La primera pretensión moderna fue situar al hombre en una posición desde la que pudiera mirar cara a cara a Dios y tratarle de tú. La segunda, deshacerse de ese Dios que ya no le hacía falta porque todas y cada una de sus funciones pretendía haberlas asumido el propio hombre moderno. El resultado de la Modernidad no fue otro que la perversa sustitución de Dios por el hombre. A Dios se le hizo desaparecer de la vida pública, se le recluyó en el ámbito doméstico y en las sacristías. Con razón puede decir Nietzsche, a finales del siglo XIX, que “Dios ha muerto”, no porque ya no exista, sino porque el hombre moderno lo ha matado en su corazón. Lo que, sin embargo, no hace la Modernidad es renunciar a los valores morales que aquel Dios representaba: la Ley Natural, la fraternidad universal humana, la generosidad… Y así se entretiene durante tres siglos -del XVI al XIX-, como si el árbol de los valores cristianos pudiera sobrevivir mucho tiempo separado de sus raíces sin secarse.

Pero lo cierto es que las verdades morales no se sostienen por sí solas fuera de la Verdad con mayúsculas. Los valores cristianos que la Modernidad asume como propios, están condenados a ser pasto de los buitres en cuanto los desvinculamos del Creador.
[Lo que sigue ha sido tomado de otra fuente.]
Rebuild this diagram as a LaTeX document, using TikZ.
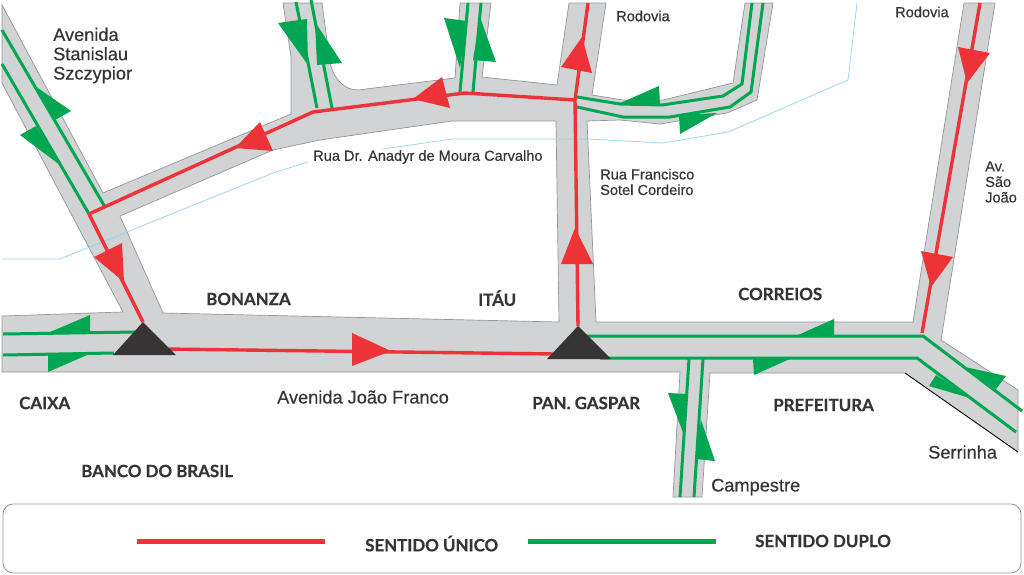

La intención moderna de relegar a Dios a la troje de la historia y quedarse en cambio con los valores que aquel mismo Dios había propuesto, es un absurdo. Nietzsche llamó a esta situación “nihilismo”, y la consideró acertadamente como antesala del “superhombre”. Si Dios ha muerto -dice- ¿para qué conservar su viejo aparato moral? Inventemos otro. Pues bien: en eso estamos, para eso nace la posmodernidad: para crear esa nueva moral que el superhombre reclama

Y ante todo esto, ¿qué hemos de hacer los cristianos? ¿Encerrarnos en nuestras casas? ¿Aceptar sumisamente el veneno que se nos ofrece? Desde luego, lo que no podemos hacer es conformarnos con volver al punto de partida del problema, que es la Modernidad. Tampoco creo que sea una solución aceptable quedarse en el sitio, como estatuas de sal. Está claro que hay que moverse, pero ¿hacia dónde? Y la respuesta no puede ser otra que hacia la Tradición. La Tradición no es el pasado, ni es un mero depósito de costumbres o respuestas manidas. La Tradición es la Verdad, que une pasado, presente y futuro. Es verdadera Tradición sólo cuando se constituye como Promesa, como Palabra Dada. Por eso, asentando de nuevo los maltrechos valores morales en esa verdadera Tradición, seguro que no nos equivocaremos. Lo que no podemos es permanecer impasibles mientras la posmodernidad devora a nuestros hijos.